The reporters who work for Indonesia's Metro TV said they were
abducted by three men after their car stopped for fuel at a
petrol station near Ramadi, a guerrilla stronghold west of
Baghdad on their way to Amman after a reporting assignment.
They were then taken to a secret hideout in the desert almost
two hours away from where they were kidnapped.
Meutya said she and her colleague were comforted by repeated
assurances from their kidnappers.
"They did not hurt us in any way. They were caring and somehow
we trusted them. They told us we have nothing against you.
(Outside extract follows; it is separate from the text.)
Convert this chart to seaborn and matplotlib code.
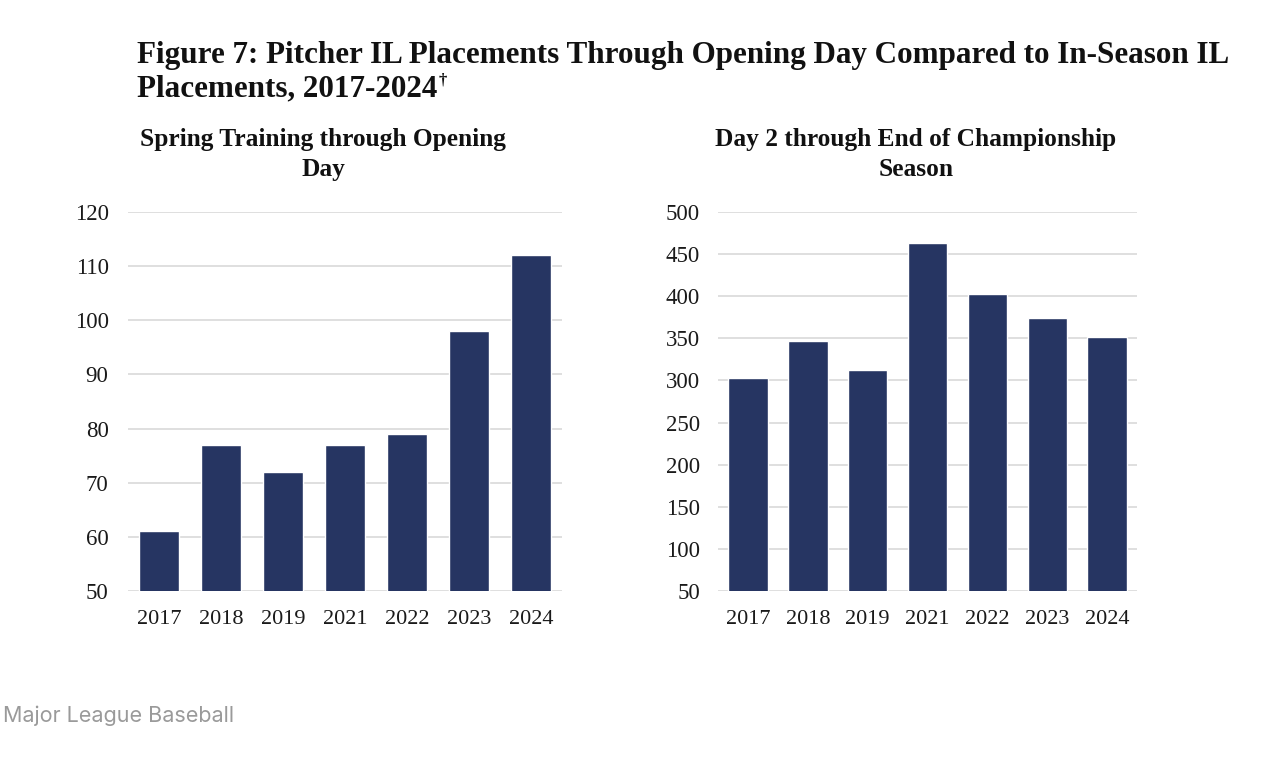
import matplotlib
matplotlib.use("Agg")
import matplotlib.pyplot as plt
import seaborn as sns
import pandas as pd

# values
years = ["2017", "2018", "2019", "2021", "2022", "2023", "2024"]
spring_training = [61, 77, 72, 77, 79, 98, 112]
in_season = [303, 347, 312, 463, 403, 374, 352]

left_ticks = list(range(50, 121, 10))
right_ticks = list(range(50, 501, 50))

bar_color = "#263562"
grid_color = "#d9d9d9"

sns.set_theme(style="white")
plt.rcParams["font.family"] = ["Liberation Serif", "DejaVu Serif"]

fig = plt.figure(figsize=(12.7, 7.62), dpi=100)
ax1 = fig.add_axes([0.1008, 0.2244, 0.3417, 0.4974])
ax2 = fig.add_axes([0.5654, 0.2244, 0.33, 0.4974])


def draw_panel(ax, values, ticks, ypad):
    df = pd.DataFrame({"year": years, "count": values})
    sns.barplot(data=df, x="year", y="count", color=bar_color, saturation=1,
                width=0.66, ax=ax)
    ax.set_ylim(ticks[0], ticks[-1])
    ax.set_yticks(ticks)
    ax.set_xlim(-0.5, len(years) - 0.5)
    ax.grid(axis="y", color=grid_color, linewidth=1.2)
    ax.set_axisbelow(True)
    for s in ax.spines.values():
        s.set_visible(False)
    ax.set_xlabel("")
    ax.set_ylabel("")
    ax.tick_params(axis="x", length=0, pad=14, labelsize=16, colors="#1a1a1a")
    ax.tick_params(axis="y", length=0, pad=ypad, labelsize=16.5, colors="#1a1a1a")


draw_panel(ax1, spring_training, left_ticks, 14)
draw_panel(ax2, in_season, right_ticks, 13)

# main title, two lines
title_kw = dict(fontsize=22.4, fontweight="bold", color="#111111", va="baseline", ha="left")
fig.text(137 / 1270, 1 - 63 / 762,
         "Figure 7: Pitcher IL Placements Through Opening Day Compared to In-Season IL",
         **title_kw)
line2 = fig.text(137 / 1270, 1 - 96 / 762, "Placements, 2017-2024", **title_kw)

fig.canvas.draw()
bb = line2.get_window_extent()
fig.text(bb.x1 / 1270 + 0.001, 1 - 85 / 762, "\u2020", fontsize=12, fontweight="bold",
         color="#111111", va="baseline", ha="left")

# panel titles
sub_kw = dict(fontsize=18.3, fontweight="bold", color="#111111", va="baseline", ha="center")
fig.text(323 / 1270, 1 - 146 / 762, "Spring Training through Opening", **sub_kw)
fig.text(323 / 1270, 1 - 176 / 762, "Day", **sub_kw)
fig.text(916 / 1270, 1 - 146 / 762, "Day 2 through End of Championship", **sub_kw)
fig.text(916 / 1270, 1 - 176 / 762, "Season", **sub_kw)

# source footer
fig.text(3 / 1270, 1 - 722 / 762, "Major League Baseball", fontsize=15.5,
         family=["Inter", "DejaVu Sans"], color="#9a9a9a", va="baseline", ha="left")

fig.savefig("out.png", dpi=100)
We are
mujahideen (Muslim holy warriors) fighting for Islam and we don't
want money," Meutya added.
A little-known group of Iraqi insurgents, calling themselves
the Mujahideen Army, had issued a video tape demanding Indonesia
explain what the journalists were doing in Iraq.
Indonesia, the world's most populous Muslim nation, has been a
strong critic of the U.S.-led invasion and occupation of majority
Shi'ite Iraq. Almost all Indonesian Muslims are Sunnis.
Indonesian President Susilo Bambang Yudhoyono had appealed to
the insurgents to release the pair, saying they were working in a
fellow Muslim country in a professional capacity.
More than 120 foreigners have been kidnapped in Iraq over the
past year and at least a third have been killed.
Last October, the rebel Islamic Army in Iraq kidnapped two
Indonesian women working as maids before releasing them several
days later. An Indonesian engineer was shot dead in an ambush in
the northern Iraq city of Mosul last August.